DATASET =>
* begin *

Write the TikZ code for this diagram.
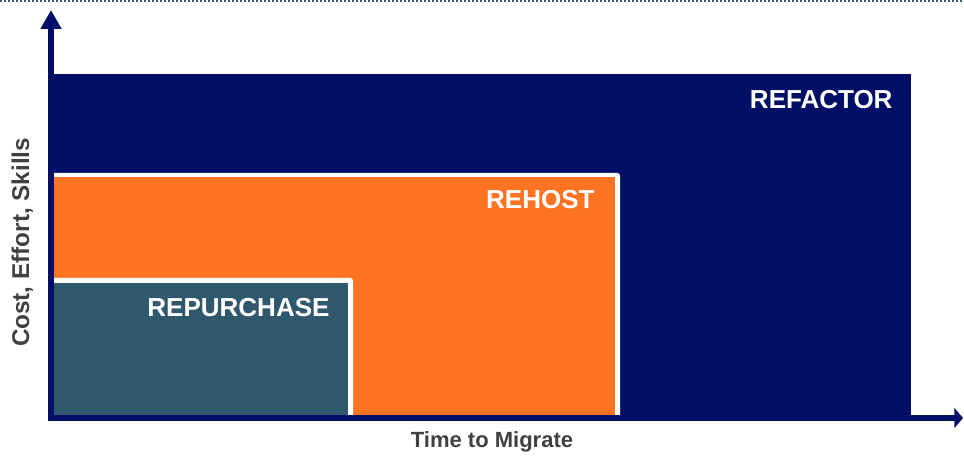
\documentclass[tikz,border=0pt]{standalone}
\usepackage{fontspec}
\setmainfont{Liberation Sans}
\usetikzlibrary{arrows.meta}

\definecolor{refactorblue}{RGB}{2,15,102}
\definecolor{rehostorange}{RGB}{255,115,34}
\definecolor{repurchaseteal}{RGB}{47,88,108}
\definecolor{labelgray}{RGB}{64,64,64}
\definecolor{dotgray}{RGB}{58,94,112}

\begin{document}
\begin{tikzpicture}[x=0.75pt, y=0.75pt, line width=0.75pt,
    boxlabel/.style={anchor=base east, text=white, inner sep=0pt,
      font=\fontsize{19.5}{22}\selectfont\bfseries},
    axislabel/.style={text=labelgray, inner sep=0pt}]
    \useasboundingbox (0, 0) rectangle (964, 459);

    % draw dotted rule along the top
    \draw[color=dotgray, line width=1.5pt, dash pattern=on 1.5pt off 1.5pt]
      (0, 458) -- (964, 458);

    % draw refactor block
    \fill[color=refactorblue] (48, 41) rectangle (911, 385);

    % draw rehost block with white edge
    \fill[color=white, rounded corners=2] (51, 38) rectangle (620, 286);
    \fill[color=rehostorange] (54, 44) rectangle (615, 282);

    % draw repurchase block with white edge
    \fill[color=white, rounded corners=2] (51, 38) rectangle (353, 181);
    \fill[color=repurchaseteal] (54, 44) rectangle (348, 176);

    % draw axes
    \coordinate (origin) at (51, 41);
    \coordinate (ytop) at (51, 449);
    \coordinate (xend) at (963, 41);
    \draw[color=refactorblue, line width=4.5pt, line cap=rect,
      -{Triangle[length=14.25pt, width=15pt]}] (origin) -- (ytop);
    \draw[color=refactorblue, line width=4.5pt, line cap=rect,
      -{Triangle[length=6.5pt, width=15pt]}] (origin) -- (xend);

    % block labels
    \node[boxlabel] (refactor) at (893, 350) {REFACTOR};
    \node[boxlabel] (rehost) at (595, 250) {REHOST};
    \node[boxlabel] (repurchase) at (330, 142) {REPURCHASE};

    % axis labels
    \node[axislabel, rotate=90, anchor=base, font=\fontsize{18.2}{20}\selectfont\bfseries]
      (ylabel) at (29, 216.5) {Cost, Effort, Skills};
    \node[axislabel, anchor=base, font=\fontsize{16.5}{18}\selectfont\bfseries]
      (xlabel) at (492, 11) {Time to Migrate};
\end{tikzpicture}
\end{document}
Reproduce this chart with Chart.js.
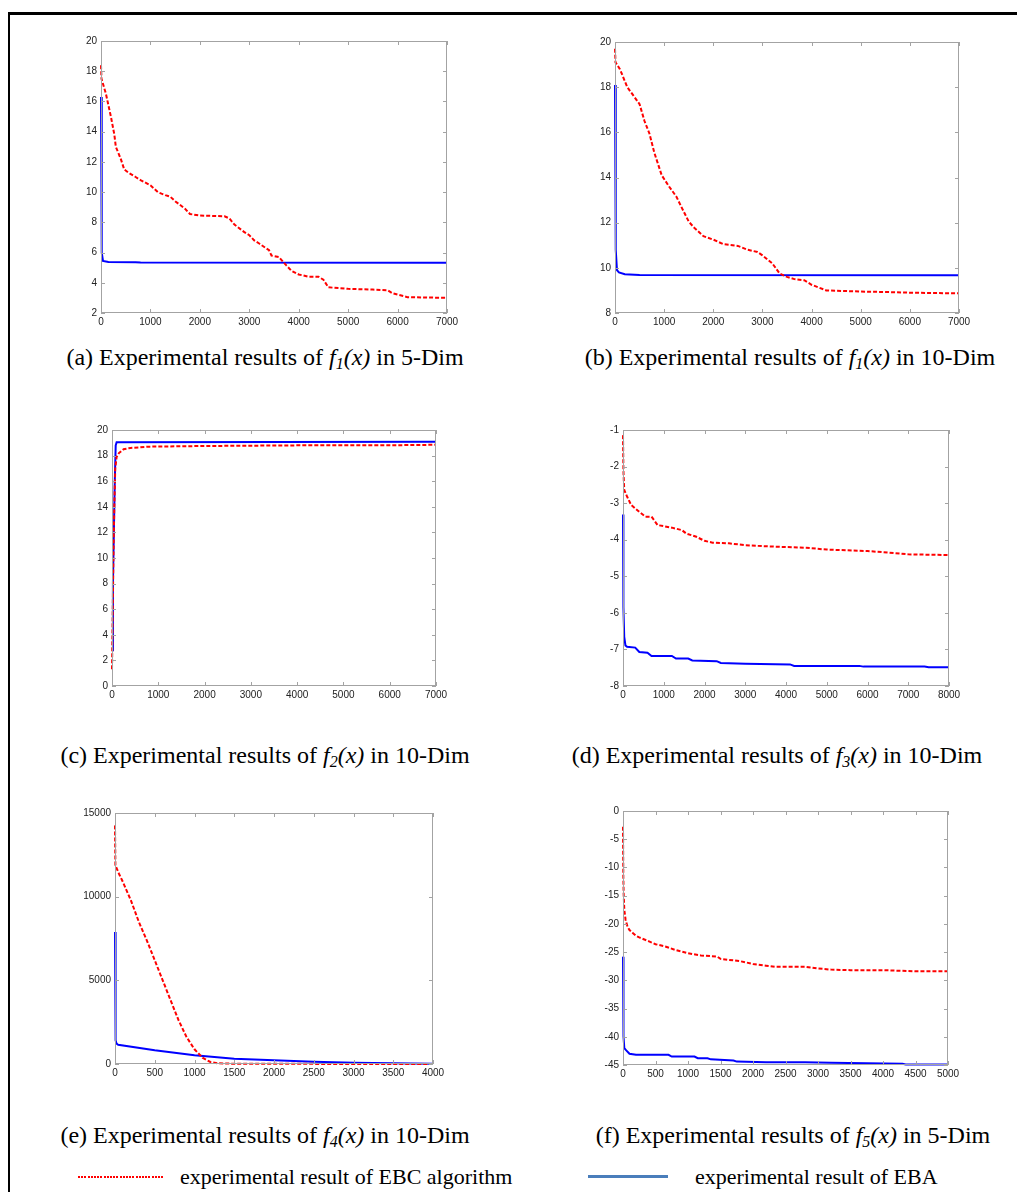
<!DOCTYPE html>
<html>
<head>
<meta charset="utf-8">
<script src="https://cdn.jsdelivr.net/npm/chart.js@4"></script>
<style>
  body { margin: 0; background: #fff; width: 1017px; height: 1192px; position: relative; overflow: hidden; }
  .frame { position: absolute; left: 8px; top: 12px; width: 1200px; height: 1300px; border-left: 2px solid #000; border-top: 3px solid #000; }
  canvas { position: absolute; }
  .cap { position: absolute; width: 560px; text-align: center; font-family: "Liberation Serif", "Times New Roman", serif; font-size: 24px; line-height: 28px; color: #000; white-space: nowrap; }
  .cap i sub { font-size: 16px; vertical-align: -4px; }
  .leg { position: absolute; font-family: "Liberation Serif", "Times New Roman", serif; font-size: 22px; line-height: 24px; color: #000; white-space: nowrap; }
  .dots { position: absolute; height: 2px; background: repeating-linear-gradient(to right, #ff0000 0 2px, transparent 2px 3.2px); }
  .solid { position: absolute; height: 3px; background: #4a7ebb; }
</style>
</head>
<body>
<div class="frame"></div>

<canvas id="ca"></canvas>
<canvas id="cb"></canvas>
<canvas id="cc"></canvas>
<canvas id="cd"></canvas>
<canvas id="ce"></canvas>
<canvas id="cf"></canvas>

<div class="cap" style="left:-15px; top:343px">(a) Experimental results of <i>f<sub>1</sub>(x)</i> in 5-Dim</div>
<div class="cap" style="left:510px; top:343px">(b) Experimental results of <i>f<sub>1</sub>(x)</i> in 10-Dim</div>
<div class="cap" style="left:-15px; top:741px">(c) Experimental results of <i>f<sub>2</sub>(x)</i> in 10-Dim</div>
<div class="cap" style="left:497px; top:741px">(d) Experimental results of <i>f<sub>3</sub>(x)</i> in 10-Dim</div>
<div class="cap" style="left:-15px; top:1121px">(e) Experimental results of <i>f<sub>4</sub>(x)</i> in 10-Dim</div>
<div class="cap" style="left:513px; top:1121px">(f) Experimental results of <i>f<sub>5</sub>(x)</i> in 5-Dim</div>

<div class="dots" style="left:78px; top:1176px; width:86px"></div>
<div class="leg" style="left:180px; top:1165px">experimental result of EBC algorithm</div>
<div class="solid" style="left:588px; top:1175px; width:80px"></div>
<div class="leg" style="left:695px; top:1165px">experimental result of EBA</div>

<script>
// (a) f1, 5-Dim
const a_ebcX = [0,10,100,200,270,300,400,470,550,700,800,1000,1150,1300,1400,1500,1700,1800,2000,2500,2600,2700,2900,3000,3100,3200,3400,3450,3600,3750,3850,4000,4200,4400,4500,4600,5000,5500,5800,5900,6200,7000]
const a_ebcY = [18.4,17.5,16.5,15.0,13.8,13.0,12.2,11.5,11.3,11.0,10.8,10.45,10.0,9.8,9.7,9.4,8.9,8.55,8.45,8.4,8.25,7.85,7.35,7.15,6.8,6.6,6.15,5.8,5.7,5.15,4.8,4.55,4.4,4.4,4.2,3.7,3.6,3.55,3.5,3.3,3.05,3.0]
const a_ebaX = [0,10,20,40,150,700,800,7000]
const a_ebaY = [16.3,8.5,6.0,5.45,5.38,5.36,5.34,5.33]

// (b) f1, 10-Dim
const b_ebcX = [0,10,100,250,400,500,600,700,800,950,1100,1250,1350,1500,1600,1800,2000,2200,2500,2700,2900,3000,3200,3350,3500,3650,3850,4000,4300,5000,5500,6000,7000]
const b_ebcY = [19.7,19.1,18.8,18.0,17.55,17.25,16.5,15.95,15.1,14.1,13.6,13.15,12.7,12.05,11.8,11.4,11.25,11.05,10.97,10.8,10.7,10.55,10.2,9.75,9.6,9.5,9.45,9.25,9.0,8.95,8.93,8.9,8.87]
const b_ebaX = [0,10,20,40,80,200,500,7000]
const b_ebaY = [18.1,12.5,10.8,9.9,9.8,9.72,9.68,9.67]

// (c) f2, 10-Dim
const c_ebcX = [0,10,30,50,70,100,150,250,400,800,2000,4000,6500,7000]
const c_ebcY = [1.3,4,10,14,17,17.9,18.2,18.5,18.6,18.7,18.75,18.8,18.82,18.85]
const c_ebaX = [0,20,40,60,80,100,7000]
const c_ebaY = [2.8,8,12,16,18.8,19.05,19.08]

// (d) f3, 10-Dim
const d_ebcX = [0,10,30,100,200,400,550,700,850,1000,1200,1450,1550,1800,2000,2200,2600,3000,3500,4000,4500,5000,5500,6000,6500,7000,8000]
const d_ebcY = [-1.14,-2.1,-2.64,-2.82,-3.05,-3.24,-3.37,-3.37,-3.6,-3.63,-3.67,-3.74,-3.83,-3.92,-4.03,-4.08,-4.1,-4.15,-4.18,-4.2,-4.22,-4.27,-4.29,-4.31,-4.35,-4.4,-4.42]
const d_ebaX = [0,10,30,60,100,300,400,600,700,1200,1300,1600,1700,2300,2400,3000,4100,4200,5800,5900,7400,7500,8000]
const d_ebaY = [-3.31,-5.84,-6.66,-6.89,-6.93,-6.95,-7.07,-7.09,-7.18,-7.18,-7.25,-7.25,-7.3,-7.32,-7.37,-7.39,-7.41,-7.45,-7.45,-7.47,-7.47,-7.49,-7.49]

// (e) f4, 10-Dim
const e_ebcX = [0,5,50,100,200,300,400,500,600,700,800,900,1000,1100,1200,1300,1500,2000,3000,4000]
const e_ebcY = [14260,11870,11370,10870,9780,8490,7390,6200,5000,3800,2610,1610,880,380,120,40,15,10,5,2]
const e_ebaX = [0,5,10,20,40,500,1000,1500,2000,2500,3000,3500,4000]
const e_ebaY = [7890,2710,1410,1215,1150,815,520,320,220,140,80,40,20]

// (f) f5, 5-Dim
const f_ebcX = [0,5,10,20,40,70,100,150,200,250,400,500,650,800,1000,1200,1450,1500,1800,2000,2200,2350,2800,3000,3200,3500,4000,4500,5000]
const f_ebcY = [-2.8,-11.6,-14.6,-17.5,-19.3,-20.5,-21.1,-21.6,-22.1,-22.4,-23.1,-23.6,-24.0,-24.6,-25.2,-25.6,-25.8,-26.2,-26.6,-27.1,-27.4,-27.6,-27.6,-27.9,-28.1,-28.2,-28.2,-28.4,-28.4]
const f_ebaX = [0,5,10,20,50,100,200,700,750,1100,1150,1300,1350,1700,1750,2200,2800,3200,4300,4350,5000]
const f_ebaY = [-25.8,-34.6,-39.9,-42.0,-42.4,-43.0,-43.2,-43.2,-43.5,-43.5,-43.8,-43.8,-44.0,-44.2,-44.4,-44.5,-44.5,-44.6,-44.8,-44.9,-44.9]

const pts = (xs, ys) => xs.map((x, i) => ({x: x, y: ys[i]}))

// matlab style box: grey frame with short inward ticks on all four sides
const boxPlugin = {
    id: 'box',
    afterDraw(chart) {
        const {ctx, chartArea, scales} = chart
        const {left, right, top, bottom} = chartArea
        ctx.save()
        ctx.strokeStyle = '#a3a3a3'
        ctx.lineWidth = 1
        ctx.strokeRect(left + 0.5, top + 0.5, right - left - 1, bottom - top - 1)
        ctx.beginPath()
        scales.x.ticks.forEach(t => {
            const px = Math.round(scales.x.getPixelForValue(t.value)) + 0.5
            ctx.moveTo(px, bottom); ctx.lineTo(px, bottom - 4)
            ctx.moveTo(px, top); ctx.lineTo(px, top + 4)
        })
        scales.y.ticks.forEach(t => {
            const py = Math.round(scales.y.getPixelForValue(t.value)) + 0.5
            ctx.moveTo(left, py); ctx.lineTo(left + 4, py)
            ctx.moveTo(right, py); ctx.lineTo(right - 4, py)
        })
        ctx.stroke()
        ctx.restore()
    }
}

const YW = 50, XH = 22, PT = 12, PR = 20

function makeChart(id, box, xr, yr, ebc, eba) {
    const cv = document.getElementById(id)
    const w = box.r - box.l + YW + PR
    const h = box.b - box.t + PT + XH
    cv.width = w; cv.height = h
    cv.style.left = (box.l - YW) + 'px'
    cv.style.top = (box.t - PT) + 'px'
    const tickFont = {family: 'Liberation Sans, Arial', size: 10}
    new Chart(cv.getContext('2d'), {
        type: 'scatter',
        data: {
            datasets: [{
                label: 'EBC',
                data: ebc,
                showLine: true,
                borderColor: '#ff0000',
                borderWidth: 2,
                borderDash: [4, 2],
                pointRadius: 0,
                tension: 0,
                clip: 3
            }, {
                label: 'EBA',
                data: eba,
                showLine: true,
                borderColor: '#0000ff',
                borderWidth: 2,
                pointRadius: 0,
                tension: 0,
                clip: 3
            }]
        },
        options: {
            responsive: false,
            animation: false,
            devicePixelRatio: 1,
            layout: {padding: {top: PT, right: PR, bottom: 0, left: 0}},
            plugins: {legend: {display: false}, tooltip: {enabled: false}},
            scales: {
                x: {
                    type: 'linear', min: xr[0], max: xr[1],
                    grid: {display: false, drawTicks: false},
                    border: {display: false},
                    ticks: {stepSize: xr[2], color: '#222', font: tickFont, padding: 3, maxRotation: 0, autoSkip: false,
                        callback: v => String(v)},
                    afterFit: s => { s.height = XH }
                },
                y: {
                    type: 'linear', min: yr[0], max: yr[1],
                    grid: {display: false, drawTicks: false},
                    border: {display: false},
                    ticks: {stepSize: yr[2], color: '#222', font: tickFont, padding: 4, autoSkip: false,
                        callback: v => String(v)},
                    afterFit: s => { s.width = YW }
                }
            }
        },
        plugins: [boxPlugin]
    })
}

makeChart('ca', {l: 101, t: 41, r: 447, b: 313}, [0, 7000, 1000], [2, 20, 2], pts(a_ebcX, a_ebcY), pts(a_ebaX, a_ebaY))
makeChart('cb', {l: 615, t: 42, r: 959, b: 313}, [0, 7000, 1000], [8, 20, 2], pts(b_ebcX, b_ebcY), pts(b_ebaX, b_ebaY))
makeChart('cc', {l: 112, t: 430, r: 436, b: 686}, [0, 7000, 1000], [0, 20, 2], pts(c_ebcX, c_ebcY), pts(c_ebaX, c_ebaY))
makeChart('cd', {l: 623, t: 430, r: 949, b: 686}, [0, 8000, 1000], [-8, -1, 1], pts(d_ebcX, d_ebcY), pts(d_ebaX, d_ebaY))
makeChart('ce', {l: 115, t: 813, r: 433, b: 1064}, [0, 4000, 500], [0, 15000, 5000], pts(e_ebcX, e_ebcY), pts(e_ebaX, e_ebaY))
makeChart('cf', {l: 623, t: 811, r: 948, b: 1065}, [0, 5000, 500], [-45, 0, 5], pts(f_ebcX, f_ebcY), pts(f_ebaX, f_ebaY))
</script>
</body>
</html>
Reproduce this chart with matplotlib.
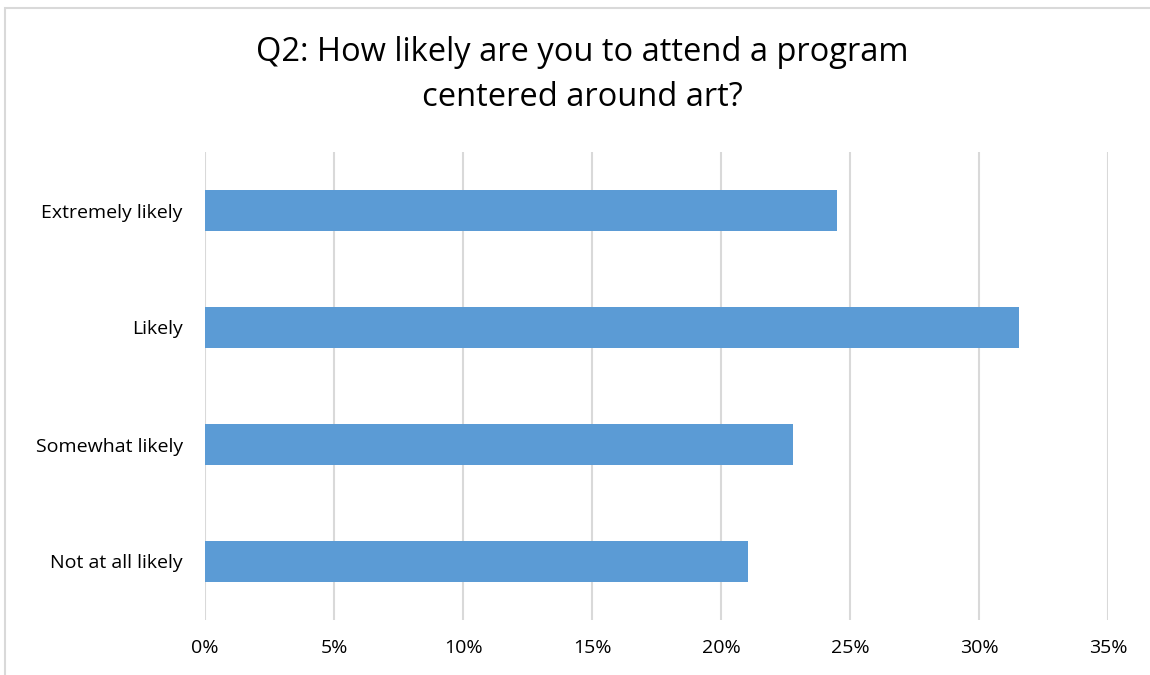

* end *

TASK GOAL => Repeat only the lines from the beginning of the material through the line containing "at (330, 142)", both ends kept, leaving pictures out.

RESULT BELOW =>
Write the TikZ code for this diagram.
\documentclass[tikz,border=0pt]{standalone}
\usepackage{fontspec}
\setmainfont{Liberation Sans}
\usetikzlibrary{arrows.meta}

\definecolor{refactorblue}{RGB}{2,15,102}
\definecolor{rehostorange}{RGB}{255,115,34}
\definecolor{repurchaseteal}{RGB}{47,88,108}
\definecolor{labelgray}{RGB}{64,64,64}
\definecolor{dotgray}{RGB}{58,94,112}

\begin{document}
\begin{tikzpicture}[x=0.75pt, y=0.75pt, line width=0.75pt,
    boxlabel/.style={anchor=base east, text=white, inner sep=0pt,
      font=\fontsize{19.5}{22}\selectfont\bfseries},
    axislabel/.style={text=labelgray, inner sep=0pt}]
    \useasboundingbox (0, 0) rectangle (964, 459);

    % draw dotted rule along the top
    \draw[color=dotgray, line width=1.5pt, dash pattern=on 1.5pt off 1.5pt]
      (0, 458) -- (964, 458);

    % draw refactor block
    \fill[color=refactorblue] (48, 41) rectangle (911, 385);

    % draw rehost block with white edge
    \fill[color=white, rounded corners=2] (51, 38) rectangle (620, 286);
    \fill[color=rehostorange] (54, 44) rectangle (615, 282);

    % draw repurchase block with white edge
    \fill[color=white, rounded corners=2] (51, 38) rectangle (353, 181);
    \fill[color=repurchaseteal] (54, 44) rectangle (348, 176);

    % draw axes
    \coordinate (origin) at (51, 41);
    \coordinate (ytop) at (51, 449);
    \coordinate (xend) at (963, 41);
    \draw[color=refactorblue, line width=4.5pt, line cap=rect,
      -{Triangle[length=14.25pt, width=15pt]}] (origin) -- (ytop);
    \draw[color=refactorblue, line width=4.5pt, line cap=rect,
      -{Triangle[length=6.5pt, width=15pt]}] (origin) -- (xend);

    % block labels
    \node[boxlabel] (refactor) at (893, 350) {REFACTOR};
    \node[boxlabel] (rehost) at (595, 250) {REHOST};
    \node[boxlabel] (repurchase) at (330, 142) {REPURCHASE};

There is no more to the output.